■ Exercise description
All the data must come back unchanged, except that pictures are left out.

───── Data lines ─────

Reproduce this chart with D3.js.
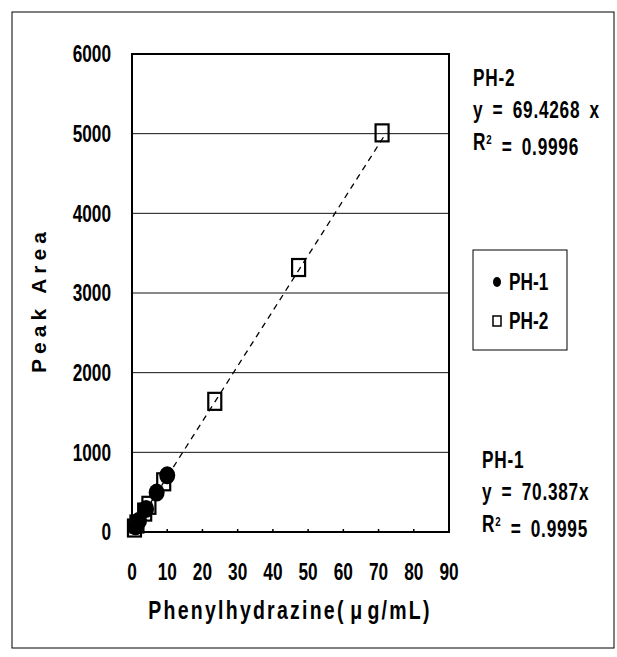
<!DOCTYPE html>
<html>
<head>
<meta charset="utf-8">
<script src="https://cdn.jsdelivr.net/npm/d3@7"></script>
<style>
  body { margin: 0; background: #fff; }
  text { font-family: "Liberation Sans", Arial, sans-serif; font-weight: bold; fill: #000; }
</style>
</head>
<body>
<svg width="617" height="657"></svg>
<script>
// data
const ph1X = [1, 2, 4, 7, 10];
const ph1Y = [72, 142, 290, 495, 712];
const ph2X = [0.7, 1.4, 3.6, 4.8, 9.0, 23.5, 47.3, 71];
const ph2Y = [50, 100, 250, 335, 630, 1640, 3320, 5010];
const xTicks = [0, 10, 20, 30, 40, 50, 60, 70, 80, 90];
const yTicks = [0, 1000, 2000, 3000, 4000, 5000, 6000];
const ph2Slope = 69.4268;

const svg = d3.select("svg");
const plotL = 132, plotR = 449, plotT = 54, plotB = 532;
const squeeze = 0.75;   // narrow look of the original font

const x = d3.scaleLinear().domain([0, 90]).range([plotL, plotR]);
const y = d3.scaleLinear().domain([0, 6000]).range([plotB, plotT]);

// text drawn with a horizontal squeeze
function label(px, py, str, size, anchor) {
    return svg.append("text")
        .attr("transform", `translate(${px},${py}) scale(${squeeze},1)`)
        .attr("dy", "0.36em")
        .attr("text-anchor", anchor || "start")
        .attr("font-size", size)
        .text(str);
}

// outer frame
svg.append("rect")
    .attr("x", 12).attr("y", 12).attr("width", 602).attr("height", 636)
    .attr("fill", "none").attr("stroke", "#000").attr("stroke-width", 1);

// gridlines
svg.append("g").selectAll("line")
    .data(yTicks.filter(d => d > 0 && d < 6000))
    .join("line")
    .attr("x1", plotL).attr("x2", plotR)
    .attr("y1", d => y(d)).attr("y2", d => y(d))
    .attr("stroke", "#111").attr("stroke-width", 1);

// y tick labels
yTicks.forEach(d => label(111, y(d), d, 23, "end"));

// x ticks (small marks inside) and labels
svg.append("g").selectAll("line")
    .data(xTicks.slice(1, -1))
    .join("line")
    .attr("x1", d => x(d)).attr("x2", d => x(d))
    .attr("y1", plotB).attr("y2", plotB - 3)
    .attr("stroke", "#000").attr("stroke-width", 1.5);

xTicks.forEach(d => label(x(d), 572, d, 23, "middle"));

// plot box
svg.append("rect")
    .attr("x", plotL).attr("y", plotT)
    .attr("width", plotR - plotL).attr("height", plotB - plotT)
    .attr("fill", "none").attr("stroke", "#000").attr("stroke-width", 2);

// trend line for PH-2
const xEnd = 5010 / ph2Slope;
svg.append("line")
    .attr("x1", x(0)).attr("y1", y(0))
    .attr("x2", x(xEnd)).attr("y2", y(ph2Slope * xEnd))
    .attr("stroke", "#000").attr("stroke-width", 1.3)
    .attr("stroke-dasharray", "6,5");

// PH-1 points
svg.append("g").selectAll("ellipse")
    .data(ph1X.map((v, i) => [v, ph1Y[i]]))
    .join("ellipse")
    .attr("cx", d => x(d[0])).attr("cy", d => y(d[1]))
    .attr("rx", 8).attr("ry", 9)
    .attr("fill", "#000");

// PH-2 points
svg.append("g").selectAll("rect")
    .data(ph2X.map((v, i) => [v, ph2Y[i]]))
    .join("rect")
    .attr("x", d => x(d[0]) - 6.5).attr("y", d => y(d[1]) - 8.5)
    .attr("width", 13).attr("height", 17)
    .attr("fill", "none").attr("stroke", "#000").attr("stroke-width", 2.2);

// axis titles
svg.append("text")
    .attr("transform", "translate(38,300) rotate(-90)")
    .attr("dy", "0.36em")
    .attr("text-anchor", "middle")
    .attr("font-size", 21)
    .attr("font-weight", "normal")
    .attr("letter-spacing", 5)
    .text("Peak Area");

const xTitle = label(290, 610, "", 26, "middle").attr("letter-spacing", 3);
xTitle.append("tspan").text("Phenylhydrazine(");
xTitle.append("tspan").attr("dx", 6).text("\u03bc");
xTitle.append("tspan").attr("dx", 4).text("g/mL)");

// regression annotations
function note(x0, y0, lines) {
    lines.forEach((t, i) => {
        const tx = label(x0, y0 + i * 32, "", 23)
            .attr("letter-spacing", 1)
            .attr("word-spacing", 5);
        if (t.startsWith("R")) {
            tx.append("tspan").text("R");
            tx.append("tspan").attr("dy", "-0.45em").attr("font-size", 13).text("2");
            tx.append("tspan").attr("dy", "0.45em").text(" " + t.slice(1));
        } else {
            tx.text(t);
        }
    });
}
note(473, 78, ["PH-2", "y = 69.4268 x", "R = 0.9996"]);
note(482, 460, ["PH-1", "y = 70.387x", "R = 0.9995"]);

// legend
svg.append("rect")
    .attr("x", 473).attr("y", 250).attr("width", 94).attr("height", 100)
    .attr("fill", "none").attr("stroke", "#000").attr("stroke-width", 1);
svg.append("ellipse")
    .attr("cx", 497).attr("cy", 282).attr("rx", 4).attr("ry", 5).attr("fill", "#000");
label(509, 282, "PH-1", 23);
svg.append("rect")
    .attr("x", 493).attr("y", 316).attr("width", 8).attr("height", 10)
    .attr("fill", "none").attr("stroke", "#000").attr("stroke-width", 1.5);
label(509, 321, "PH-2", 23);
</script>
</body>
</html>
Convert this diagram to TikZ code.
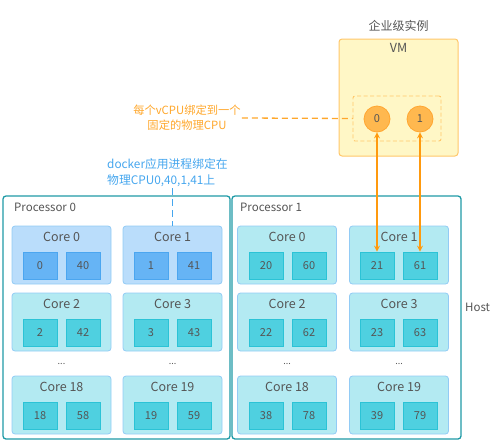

─────

■ Worked solution
Reproduce this chart with D3.js.
<!DOCTYPE html>
<html>
<head>
<meta charset="utf-8">
<script src="https://cdn.jsdelivr.net/npm/d3@7"></script>
<style>
  body { margin: 0; background: #fff; }
  text { font-family: "Liberation Sans", Arial, sans-serif; font-weight: bold; fill: #000; }
</style>
</head>
<body>
<svg width="617" height="657"></svg>
<script>
// data
const ph1X = [1, 2, 4, 7, 10];
const ph1Y = [72, 142, 290, 495, 712];
const ph2X = [0.7, 1.4, 3.6, 4.8, 9.0, 23.5, 47.3, 71];
const ph2Y = [50, 100, 250, 335, 630, 1640, 3320, 5010];
const xTicks = [0, 10, 20, 30, 40, 50, 60, 70, 80, 90];
const yTicks = [0, 1000, 2000, 3000, 4000, 5000, 6000];
const ph2Slope = 69.4268;

const svg = d3.select("svg");
const plotL = 132, plotR = 449, plotT = 54, plotB = 532;
const squeeze = 0.75;   // narrow look of the original font

const x = d3.scaleLinear().domain([0, 90]).range([plotL, plotR]);
const y = d3.scaleLinear().domain([0, 6000]).range([plotB, plotT]);

// text drawn with a horizontal squeeze
function label(px, py, str, size, anchor) {
    return svg.append("text")
        .attr("transform", `translate(${px},${py}) scale(${squeeze},1)`)
        .attr("dy", "0.36em")
        .attr("text-anchor", anchor || "start")
        .attr("font-size", size)
        .text(str);
}

// outer frame
svg.append("rect")
    .attr("x", 12).attr("y", 12).attr("width", 602).attr("height", 636)
    .attr("fill", "none").attr("stroke", "#000").attr("stroke-width", 1);

// gridlines
svg.append("g").selectAll("line")
    .data(yTicks.filter(d => d > 0 && d < 6000))
    .join("line")
    .attr("x1", plotL).attr("x2", plotR)
    .attr("y1", d => y(d)).attr("y2", d => y(d))
    .attr("stroke", "#111").attr("stroke-width", 1);

// y tick labels
yTicks.forEach(d => label(111, y(d), d, 23, "end"));

// x ticks (small marks inside) and labels
svg.append("g").selectAll("line")
    .data(xTicks.slice(1, -1))
    .join("line")
    .attr("x1", d => x(d)).attr("x2", d => x(d))
    .attr("y1", plotB).attr("y2", plotB - 3)
    .attr("stroke", "#000").attr("stroke-width", 1.5);

xTicks.forEach(d => label(x(d), 572, d, 23, "middle"));

// plot box
svg.append("rect")
    .attr("x", plotL).attr("y", plotT)
    .attr("width", plotR - plotL).attr("height", plotB - plotT)
    .attr("fill", "none").attr("stroke", "#000").attr("stroke-width", 2);

// trend line for PH-2
const xEnd = 5010 / ph2Slope;
svg.append("line")
    .attr("x1", x(0)).attr("y1", y(0))
    .attr("x2", x(xEnd)).attr("y2", y(ph2Slope * xEnd))
    .attr("stroke", "#000").attr("stroke-width", 1.3)
    .attr("stroke-dasharray", "6,5");

// PH-1 points
svg.append("g").selectAll("ellipse")
    .data(ph1X.map((v, i) => [v, ph1Y[i]]))
    .join("ellipse")
    .attr("cx", d => x(d[0])).attr("cy", d => y(d[1]))
    .attr("rx", 8).attr("ry", 9)
    .attr("fill", "#000");

// PH-2 points
svg.append("g").selectAll("rect")
    .data(ph2X.map((v, i) => [v, ph2Y[i]]))
    .join("rect")
    .attr("x", d => x(d[0]) - 6.5).attr("y", d => y(d[1]) - 8.5)
    .attr("width", 13).attr("height", 17)
    .attr("fill", "none").attr("stroke", "#000").attr("stroke-width", 2.2);

// axis titles
svg.append("text")
    .attr("transform", "translate(38,300) rotate(-90)")
    .attr("dy", "0.36em")
    .attr("text-anchor", "middle")
    .attr("font-size", 21)
    .attr("font-weight", "normal")
    .attr("letter-spacing", 5)
    .text("Peak Area");

const xTitle = label(290, 610, "", 26, "middle").attr("letter-spacing", 3);
xTitle.append("tspan").text("Phenylhydrazine(");
xTitle.append("tspan").attr("dx", 6).text("\u03bc");
xTitle.append("tspan").attr("dx", 4).text("g/mL)");

// regression annotations
function note(x0, y0, lines) {
    lines.forEach((t, i) => {
        const tx = label(x0, y0 + i * 32, "", 23)
            .attr("letter-spacing", 1)
            .attr("word-spacing", 5);
        if (t.startsWith("R")) {
            tx.append("tspan").text("R");
            tx.append("tspan").attr("dy", "-0.45em").attr("font-size", 13).text("2");
            tx.append("tspan").attr("dy", "0.45em").text(" " + t.slice(1));
        } else {
            tx.text(t);
        }
    });
}
note(473, 78, ["PH-2", "y = 69.4268 x", "R = 0.9996"]);
note(482, 460, ["PH-1", "y = 70.387x", "R = 0.9995"]);

// legend
svg.append("rect")
    .attr("x", 473).attr("y", 250).attr("width", 94).attr("height", 100)
    .attr("fill", "none").attr("stroke", "#000").attr("stroke-width", 1);
svg.append("ellipse")
    .attr("cx", 497).attr("cy", 282).attr("rx", 4).attr("ry", 5).attr("fill", "#000");
label(509, 282, "PH-1", 23);
svg.append("rect")
    .attr("x", 493).attr("y", 316).attr("width", 8).attr("height", 10)
    .attr("fill", "none").attr("stroke", "#000").attr("stroke-width", 1.5);
label(509, 321, "PH-2", 23);
</script>
</body>
</html>
Convert this diagram to TikZ code.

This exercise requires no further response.